So we could have something like $H:D\rightarrow\bf{Set}\leftarrow\{\cdot\}:E$, where $\bf{E}$ is a kind of 'element selecting' functor'?... This could, indeed, clear up things. –  AdrianM Jan 27 '12 at 11:48
    
Uhm, what I meant was that in the definition, you can change the "$\in$" symbol with an arrow, so that the definition is a commutative diagram (I don't know what packets the site has to make them, so I won't try, but I think you get the idea). –  Andy Jan 27 '12 at 11:51
    
Got it! I'll try to edit the question.

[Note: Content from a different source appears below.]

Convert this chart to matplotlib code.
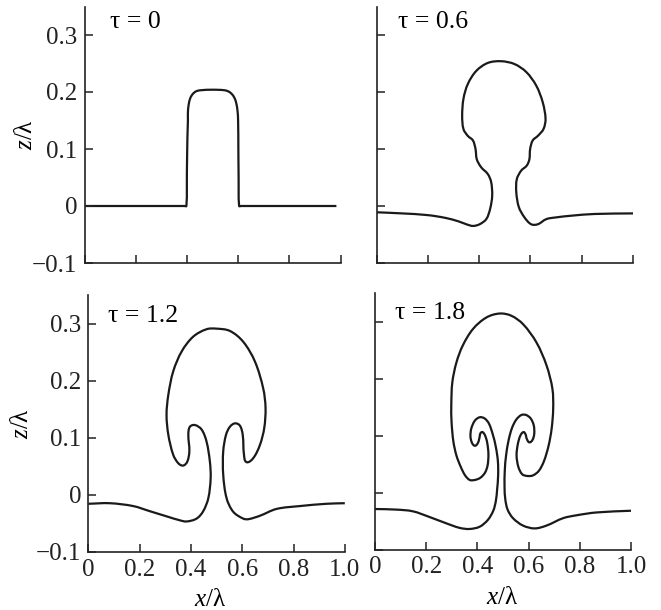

Thank you! –  AdrianM Jan 27 '12 at 12:02
    
It may also help to rewrite this as saying that $\mbox{Hom}_D(r,-) \cong H$; then the universal element is just the image of $\mbox{Id}_r$! –  Aaron Mazel-Gee May 18 '12 at 1:41

1 Answer 1

up vote 1 down vote accepted

What the definition says is that given a functor $\mathcal F \colon \mathbf C \to \mathbf{Set}$ a universal element is an element $e$ of a $\mathcal F(r)$, for some $r \in \mathbf C$, such that every other element $x$ of another set $\mathcal F(c)$, for a $c \in \mathbf C$, it can be viewed as image of a unique function of type $\mathcal F(r) \to \mathcal F(c)$. This function must be of course the image of a morphism of $\mathbf C$ via the functor $\mathcal F$.

Universal element play an important role in mathematics, primarily because $\mathbf{Set}$-based functors are really important in maths.

First of all let's make a point clear: universal arrows and universal elements are essentially the same thing, I'll try to explain way.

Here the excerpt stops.